I kind of felt the same way about The Choice by Alex Lake, which is my first novel by this author. I've seen so many other rave reviews about both this book and some of his others that I formed the impression that he could have re-written the phone book and it would still have been wonderful. So the only thing that I might achieve by continuing to write an honest, but critical review is to make you think twice about reading this book. And I really don't want to do that. Go ahead and read it. I can see why you might like it very much. It's a fast-paced, entertaining, easy to read and fairly simple thriller.
Therefore, if you want to stop reading this review now, and enjoy this book without knowing what I really thought, that's fine by me. But if there's anyone still interested, here goes.
This isn't a book that demands you pay attention. It's one that grabs your attention by the throat from the very first page. It should have been fine for Matt Westbrook to leave his three young children in the car while he ran into a local corner shop. Certainly it's something that as a child, I remember my parents doing. But when he returned just a few minutes later, his car, with his children in it, were gone. Then the text arrives: his children have been kidnapped. If he wants to see them alive again, the ransom is his wife, Annabelle. And he has only hours to decide ...
My main problem with the book is something that's fairly simple to identify, if harder to overcome: it lacks depth.

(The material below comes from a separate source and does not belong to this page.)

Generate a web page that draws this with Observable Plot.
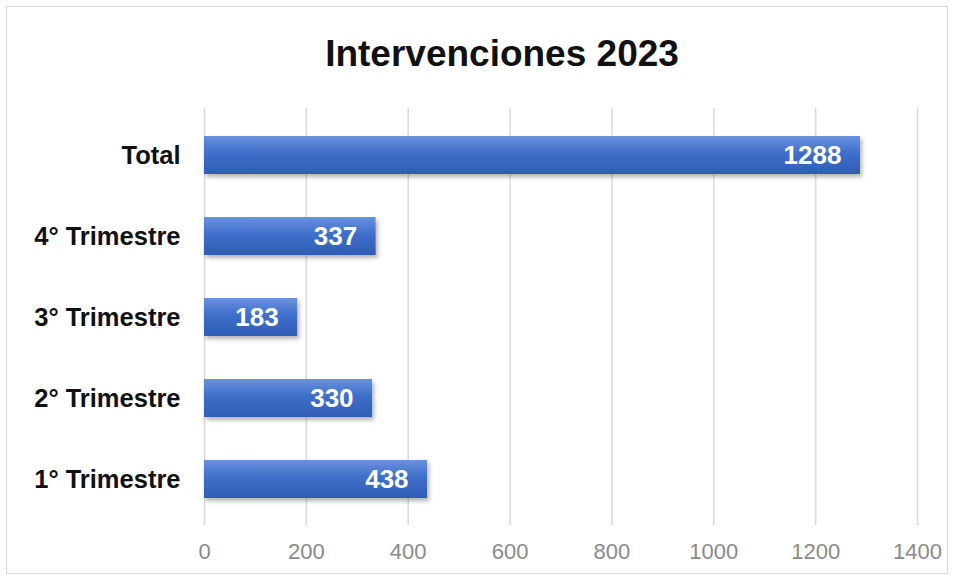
<!DOCTYPE html>
<html>
<head>
<meta charset="utf-8">
<script src="https://cdn.jsdelivr.net/npm/d3@7"></script>
<script src="https://cdn.jsdelivr.net/npm/@observablehq/plot@0.6"></script>
<style>
  html, body { margin: 0; padding: 0; background: #fff; }
  #wrap { position: relative; width: 958px; height: 580px; overflow: hidden; }
  #frame { position: absolute; left: 6px; top: 6px; width: 942px; height: 568px; border: 1.5px solid #d9d9d9; box-sizing: border-box; }
  #title { position: absolute; left: 23px; top: 32px; width: 958px; text-align: center; font-family: "Liberation Sans", Arial, sans-serif; font-weight: bold; font-size: 37px; line-height: 44px; color: #111; }
  #chart { position: absolute; left: 0; top: 99px; }
</style>
</head>
<body>
<div id="wrap">
  <div id="frame"></div>
  <div id="title">Intervenciones 2023</div>
  <div id="chart"></div>
</div>
<script>
const categories = ["Total", "4° Trimestre", "3° Trimestre", "2° Trimestre", "1° Trimestre"];
const values = [1288, 337, 183, 330, 438];
const xTicks = [0, 200, 400, 600, 800, 1000, 1200, 1400];

const data = categories.map((c, i) => ({category: c, value: values[i]}));

const plot = Plot.plot({
  width: 958,
  height: 475,
  marginTop: 9,
  marginBottom: 49,
  marginLeft: 204,
  marginRight: 41,
  style: {background: "transparent", overflow: "visible"},
  x: {domain: [0, 1400], ticks: xTicks, grid: false, label: null},
  y: {domain: categories, paddingInner: 0.535, paddingOuter: 0.318, label: null},
  marks: [
    Plot.ruleX(xTicks, {stroke: "#d9d9d9", strokeWidth: 1.5, strokeOpacity: 1}),
    Plot.barX(data, {x: "value", y: "category", fill: "url(#barGrad)"}),
    Plot.text(data, {x: "value", y: "category", text: d => String(d.value), textAnchor: "end", dx: -19, dy: 0, fill: "white", fontWeight: "bold", fontSize: 26, fontFamily: "Liberation Sans, Arial, sans-serif"}),
    Plot.axisY({tickSize: 0, tickPadding: 24, fontSize: 25.5, fontWeight: "bold", fill: "#111", fontFamily: "Liberation Sans, Arial, sans-serif", label: null}),
    Plot.axisX({ticks: xTicks, tickFormat: d => String(d), tickSize: 0, tickPadding: 18, fontSize: 22, fill: "#8a8a8a", fontFamily: "Liberation Sans Narrow, Liberation Sans, sans-serif", label: null})
  ]
});

const svg = d3.select(plot);
const defs = svg.insert("defs", ":first-child");
const g = defs.append("linearGradient").attr("id", "barGrad").attr("x1", 0).attr("y1", 0).attr("x2", 0).attr("y2", 1);
g.append("stop").attr("offset", "0%").attr("stop-color", "#6a92dc");
g.append("stop").attr("offset", "45%").attr("stop-color", "#3e6fcb");
g.append("stop").attr("offset", "100%").attr("stop-color", "#2f5db5");
const f = defs.append("filter").attr("id", "shadow").attr("x", "-5%").attr("y", "-20%").attr("width", "115%").attr("height", "160%");
f.append("feDropShadow").attr("dx", 2).attr("dy", 3).attr("stdDeviation", 2).attr("flood-color", "#000").attr("flood-opacity", 0.3);
svg.selectAll("rect").filter(function() { return d3.select(this).attr("fill") === "url(#barGrad)" || (this.parentNode && d3.select(this.parentNode).attr("fill") === "url(#barGrad)"); }).attr("filter", "url(#shadow)");

document.getElementById("chart").appendChild(plot);
</script>
</body>
</html>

There are three main aspects that illustrate this. Firstly, I felt that so much more could have been made of the opening chapters. The anguish that the parents were feeling. The "why"? We also hear nothing at all from the perspectives of the children themselves, which could have given the story another dimension. Instead, there are a series of chapters which deal with Matt's back-story, starting with his time at university when he met and fell in love with Annabelle. I found myself skipping these and having to force myself to go back and re-read them in case I missed something that was essential to the story. But - minor spoiler alert - there wasn't anything. Not really.
My second problem is that the identity of the kidnapper is revealed about half way through the book, and from then on it fell a bit flat for me. Mainly because it seemed that anything implausible was as a result of the kidnapper's insanity. The trouble here though is something about which Agatha Christie, in The ABC Murders, hit the nail on the head rather brilliantly:
"A madman is as logical and reasoned in his actions as a sane man - given his particular biased points of view. For example, if a man insists on going out and squatting about in nothing but a loin cloth his conduct seems eccentric in the extreme. But once you know that the man himself is firmly convinced that he is Mahatma Gandhi, then his conduct becomes perfectly reasonable and logical".
Which means that for The Choice to have really worked, the kidnapper's "biased point of view" would have to have been made so clear that we understood, and empathised with everything he did even though we knew it to be oh, so wrong. But it didn't quite manage it.
My final problem is the ending, which, without wanting to give away any big spoilers, is the one that I sort of wanted, but also expected. There could have been a shocking final twist that made me gasp, but there isn't. And this meant that a book which had been absolutely gripping at the beginning and still entertaining in the middle had seemed to fizzle out to a damp squib by the finish.
It gets three stars from me because I would only ever give anything less to a book that I struggled to read, which is absolutely not the case with this one. I read it easily. And perhaps what I'll do now is give it to my neighbour, and encourage her to write a more positive review if she loves it more than I did.